Between Memory and Desire

Between Memory and Desire February 4, 2012

Some profound meditations about sex, time, life, the universe and everything from Paul Griffiths’s Song of Songs (Brazos Theological Commentary on the Bible) :

The first six verses of the Song “point the hearer first to what everyone knows about [human love and sexual desire], which is that the memory of lovemaking and the imagination of its repetition are at least as important for us as its performance. We are constituted as beings in time and as beings who are capable of being aware of ourselves as such. This is what makes memory and anticipation important for us, and it is remarkable that in the Song lovemaking is depicted almost entirely through their lens and not in terms of how the kiss and the caress seem as they are being given and taken. Hearing the Song as a depiction of human desire can intensify an awareness of this interesting fact about ourselves as lovers and beloveds. It reminds us of what we want when we want to be loved and to give love is not fully available to us in the performance of those acts. The intensity and complexity of human romantic and sexual need cannot find its fulfillment in the circumincession of two . . . human bodies and minds. If that circumincession were limited to its performance it would not be human lovemaking. In order to be that it needs to be placed in the order of time as an object of memory and anticipation and in the order of narrative as an event about which the right story can be told. Even when attention is restricted to the Song’s surface, therefore, the horizon it points to is open. The human desire to love and be loved, to caress and be caressed, exceeds its own fulfillment and indicates its own insufficiency. It begs for a story and for the memories and hopes that enframe stories. Every act of human physical love is therefore already and inevitable figural. The only question is: what does it figure?”

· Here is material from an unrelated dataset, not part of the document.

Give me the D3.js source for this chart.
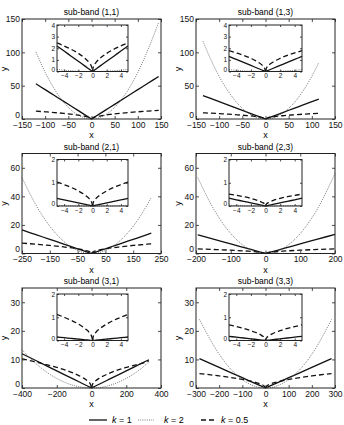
<!DOCTYPE html>
<html><head><meta charset="utf-8">
<script src="https://cdn.jsdelivr.net/npm/d3@7"></script>
<style>body{margin:0;background:#fff}svg{display:block;font-family:"Liberation Sans",Arial,sans-serif}</style>
</head><body><svg id="c" width="344" height="425"></svg>
<script>
const titles = ["sub-band (1,1)","sub-band (1,3)","sub-band (2,1)","sub-band (2,3)","sub-band (3,1)","sub-band (3,3)"];
const xDomains = [[-150,150],[-150,150],[-250,250],[-200,200],[-400,400],[-300,300]];
const yDomains = [[0,150],[0,150],[0,70],[0,70],[0,35],[0,35]];
const xTickVals = [
  [-150,-100,-50,0,50,100,150],[-150,-100,-50,0,50,100,150],
  [-250,-150,-50,50,150,250],[-200,-100,0,100,200],
  [-400,-200,0,200,400],[-300,-200,-100,0,100,200,300]];
const yTickVals = [[0,50,100,150],[0,50,100,150],[0,20,40,60],[0,20,40,60],[0,10,20,30],[0,10,20,30]];
const insetYDomains = [[0,4],[0,4],[0,2],[0,2],[0,2],[0,2]];
const insetYTicks = [[0,1,2,3,4],[0,1,2,3,4],[0,1,2],[0,1,2],[0,1,2],[0,1,2]];
const insetXTicks = [-4,-2,0,2,4];

// main-plot samples (x) and curves
const mainX = [
  [-120,-100,-80,-60,-40,-20,-5,0,5,20,40,60,80,100,120,145],
  [-135,-120,-100,-80,-60,-40,-20,-5,0,5,20,40,60,80,100,115],
  [-250,-200,-150,-100,-50,-20,-5,0,5,20,50,100,150,200,215],
  [-195,-150,-100,-50,-20,-5,0,5,20,50,100,150,200],
  [-400,-300,-200,-100,-50,-20,-5,0,5,20,50,100,200,300,330],
  [-285,-200,-150,-100,-50,-20,-5,0,5,20,50,100,150,200,285]];
const mainK1 = [
  [52.8,44,35.2,26.4,17.6,8.8,2.2,0,2.2,8.8,17.6,26.4,35.2,44,52.8,63.8],
  [35.1,31.2,26,20.8,15.6,10.4,5.2,1.3,0,1.3,5.2,10.4,15.6,20.8,26,29.9],
  [16.5,13.2,9.9,6.6,3.3,1.32,0.33,0,0.33,1.32,3.3,6.6,9.9,13.2,14.2],
  [13.1,10.05,6.7,3.35,1.34,0.34,0,0.34,1.34,3.35,6.7,10.05,13.4],
  [12,9,6,3,1.5,0.6,0.15,0,0.15,0.6,1.5,3,6,9,9.9],
  [10.3,7.2,5.4,3.6,1.8,0.72,0.18,0,0.18,0.72,1.8,3.6,5.4,7.2,10.3]];
const mainK2 = [
  [100.8,70,44.8,25.2,11.2,2.8,0.18,0,0.18,2.8,11.2,25.2,44.8,70,100.8,145],
  [116.6,92.2,64,41,23,10.2,2.6,0.16,0,0.16,2.6,10.2,23,41,64,84.6],
  [53.1,34,19.1,8.5,2.1,0.34,0.02,0,0.02,0.34,2.1,8.5,19.1,34,39.3],
  [53.2,31.5,14,3.5,0.56,0.035,0,0.035,0.56,3.5,14,31.5,56],
  [13.4,7.5,3.35,0.84,0.21,0.033,0.002,0,0.002,0.033,0.21,0.84,3.35,7.5,9.1],
  [24,11.8,6.6,2.95,0.74,0.12,0.007,0,0.007,0.12,0.74,2.95,6.6,11.8,24]];
const mainK05 = [
  [11.8,10.8,9.7,8.4,6.8,4.8,2.4,0,2.4,4.8,6.8,8.4,9.7,10.8,11.8,13],
  [9.3,8.8,8,7.2,6.2,5.1,3.6,1.8,0,1.8,3.6,5.1,6.2,7.2,8,8.6],
  [7.27,6.5,5.63,4.6,3.25,2.06,1.03,0,1.03,2.06,3.25,4.6,5.63,6.5,6.75],
  [3.21,2.82,2.3,1.63,1.03,0.51,0,0.51,1.03,1.63,2.3,2.82,3.25],
  [10.2,8.83,7.21,5.1,3.6,2.28,1.14,0,1.14,2.28,3.6,5.1,7.21,8.83,9.5],
  [5.06,4.24,3.67,3,2.12,1.34,0.67,0,0.67,1.34,2.12,3,3.67,4.24,5.06]];

// inset samples
const insetX = [-5,-4,-3,-2,-1,-0.5,-0.1,0,0.1,0.5,1,2,3,4,5];
const insetK1 = [
  [2.2,1.76,1.32,0.88,0.44,0.22,0.044,0,0.044,0.22,0.44,0.88,1.32,1.76,2.2],
  [1.3,1.04,0.78,0.52,0.26,0.13,0.026,0,0.026,0.13,0.26,0.52,0.78,1.04,1.3],
  [0.33,0.264,0.198,0.132,0.066,0.033,0.0066,0,0.0066,0.033,0.066,0.132,0.198,0.264,0.33],
  [0.335,0.268,0.2,0.134,0.067,0.034,0.0067,0,0.0067,0.034,0.067,0.134,0.2,0.268,0.335],
  [0.15,0.12,0.09,0.06,0.03,0.015,0.003,0,0.003,0.015,0.03,0.06,0.09,0.12,0.15],
  [0.18,0.144,0.108,0.072,0.036,0.018,0.0036,0,0.0036,0.018,0.036,0.072,0.108,0.144,0.18]];
const insetK2 = [
  [0.175,0.112,0.063,0.028,0.007,0.002,0,0,0,0.002,0.007,0.028,0.063,0.112,0.175],
  [0.16,0.1,0.058,0.026,0.0064,0.0016,0,0,0,0.0016,0.0064,0.026,0.058,0.1,0.16],
  [0.021,0.014,0.0077,0.0034,0.00085,0,0,0,0,0,0.00085,0.0034,0.0077,0.014,0.021],
  [0.035,0.022,0.0126,0.0056,0.0014,0,0,0,0,0,0.0014,0.0056,0.0126,0.022,0.035],
  [0.002,0.0013,0.0008,0.0003,0,0,0,0,0,0,0,0.0003,0.0008,0.0013,0.002],
  [0.0074,0.0047,0.0027,0.0012,0.0003,0,0,0,0,0,0.0003,0.0012,0.0027,0.0047,0.0074]];
const insetK05 = [
  [2.46,2.2,1.91,1.56,1.1,0.78,0.35,0,0.35,0.78,1.1,1.56,1.91,2.2,2.46],
  [1.79,1.6,1.39,1.13,0.8,0.57,0.25,0,0.25,0.57,0.8,1.13,1.39,1.6,1.79],
  [1.03,0.92,0.8,0.65,0.46,0.33,0.145,0,0.145,0.33,0.46,0.65,0.8,0.92,1.03],
  [0.51,0.46,0.4,0.33,0.23,0.16,0.073,0,0.073,0.16,0.23,0.33,0.4,0.46,0.51],
  [1.12,1.0,0.87,0.71,0.5,0.36,0.16,0,0.16,0.36,0.5,0.71,0.87,1.0,1.12],
  [0.67,0.6,0.52,0.42,0.3,0.21,0.095,0,0.095,0.21,0.3,0.42,0.52,0.6,0.67]];

const legendLabels = ["1","2","0.5"];

const svg = d3.select("#c");
const styles = [
  {stroke:"#111", width:1.3, dash:null},
  {stroke:"#555", width:0.8, dash:"1,1.2"},
  {stroke:"#111", width:1.3, dash:"5,3"}];
const fmt = d3.format("d");

function drawCurve(g, xs, ys, sx, sy, st) {
  const pts = xs.map((x,i)=>[x,ys[i]]);
  const left = pts.filter(p=>p[0]<=0), right = pts.filter(p=>p[0]>=0);
  const line = d3.line().x(p=>sx(p[0])).y(p=>sy(p[1])).curve(d3.curveMonotoneX);
  [left,right].forEach(br=>{
    if (br.length<2) return;
    const p = g.append("path").attr("d", line(br)).attr("fill","none")
      .attr("stroke", st.stroke).attr("stroke-width", st.width);
    if (st.dash) p.attr("stroke-dasharray", st.dash);
  });
}

function boxAxes(g, sx, sy, xt, yt, fs, tick, xpad, zeroLift) {
  const [x0,x1] = sx.range(), [y0,y1] = sy.range();
  const ax = [
    [d3.axisBottom(sx).tickValues(xt).tickFormat(fmt), `translate(0,${y0})`, true, xpad, false],
    [d3.axisTop(sx).tickValues(xt).tickFormat(""), `translate(0,${y1})`, false, 2, false],
    [d3.axisLeft(sy).tickValues(yt).tickFormat(fmt), `translate(${x0},0)`, true, 2, true],
    [d3.axisRight(sy).tickValues(yt).tickFormat(""), `translate(${x1},0)`, false, 2, false]];
  ax.forEach(([a,t,lab,pad,isY])=>{
    a.tickSizeInner(-tick).tickSizeOuter(0).tickPadding(pad);
    const gg = g.append("g").attr("transform", t).call(a);
    gg.select(".domain").remove();
    gg.selectAll("line").attr("stroke","#222").attr("stroke-width",0.8);
    gg.selectAll("text").attr("font-size", fs).attr("fill","#111")
      .attr("font-family","Liberation Sans, Arial, sans-serif");
    if (isY) gg.selectAll("text").filter(d=>d===0).attr("y", -zeroLift);
    if (!lab) gg.selectAll("text").remove();
  });
  g.append("rect").attr("x",x0).attr("y",y1).attr("width",x1-x0).attr("height",y0-y1)
    .attr("fill","none").attr("stroke","#222").attr("stroke-width",1);
}

const colL = [22,196], colR = [161,335];
const insL = [57,229], insR = [128,302];

titles.forEach((title,i)=>{
  const col = i%2, row = Math.floor(i/2);
  const top = 19 + row*134.5, bottom = top + 100;
  const g = svg.append("g");
  const sx = d3.scaleLinear().domain(xDomains[i]).range([colL[col], colR[col]]);
  const sy = d3.scaleLinear().domain(yDomains[i]).range([bottom, top]);
  const cx = (colL[col]+colR[col])/2;
  g.append("text").attr("x",cx).attr("y",top-4).attr("text-anchor","middle")
    .attr("font-size",8.5).text(title);
  g.append("text").attr("x",cx).attr("y",bottom+19).attr("text-anchor","middle")
    .attr("font-size",9).text("x");
  g.append("text").attr("transform",`translate(${colL[col]-15},${(top+bottom)/2}) rotate(-90)`)
    .attr("text-anchor","middle").attr("font-size",9).text("y");
  const data = [mainK1[i], mainK2[i], mainK05[i]];
  data.forEach((ys,k)=>drawCurve(g, mainX[i], ys, sx, sy, styles[k]));
  boxAxes(g, sx, sy, xTickVals[i], yTickVals[i], 8.5, 3, 2.5, 4.5);

  // inset
  const it = top + 6, ib = it + 46.5;
  const ix = d3.scaleLinear().domain([-5,5]).range([insL[col], insR[col]]);
  const iy = d3.scaleLinear().domain(insetYDomains[i]).range([ib, it]);
  g.append("rect").attr("x",insL[col]).attr("y",it).attr("width",insR[col]-insL[col])
    .attr("height",ib-it).attr("fill","#fff");
  const idata = [insetK1[i], insetK2[i], insetK05[i]];
  const ig = g.append("g");
  idata.forEach((ys,k)=>drawCurve(ig, insetX, ys, ix, iy, styles[k]));
  boxAxes(g, ix, iy, insetXTicks, insetYTicks[i], 6.5, 2, 2, 2.5);
});

// legend
const ly = 420;
const legItems = [[89,107,112],[138,154,164],[201,214,221]];
legItems.forEach(([a,b,t],k)=>{
  const l = svg.append("line").attr("x1",a).attr("x2",b).attr("y1",ly).attr("y2",ly)
    .attr("stroke",styles[k].stroke).attr("stroke-width",styles[k].width);
  if (styles[k].dash) l.attr("stroke-dasharray", styles[k].dash);
  const tx = svg.append("text").attr("x",t).attr("y",ly+3).attr("font-size",9);
  tx.append("tspan").attr("font-style","italic").text("k");
  tx.append("tspan").text(" = " + legendLabels[k]);
});
</script></body></html>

Among other things, Griffiths highlights how inhuman casual sex is. Sex that has no background story, sex that has no anticipation of future union or encounter, sex that seeks its fulfillment in the sheer performance of the act, sex that is isolated from a story that is a collection of memories and hopes – this memory-less and hope-less sex is nothing but animal sex. It is sex extracted from human existence. Everyone who indulges it, whether with a series of real partners or a series of digital partners, becomes bestial.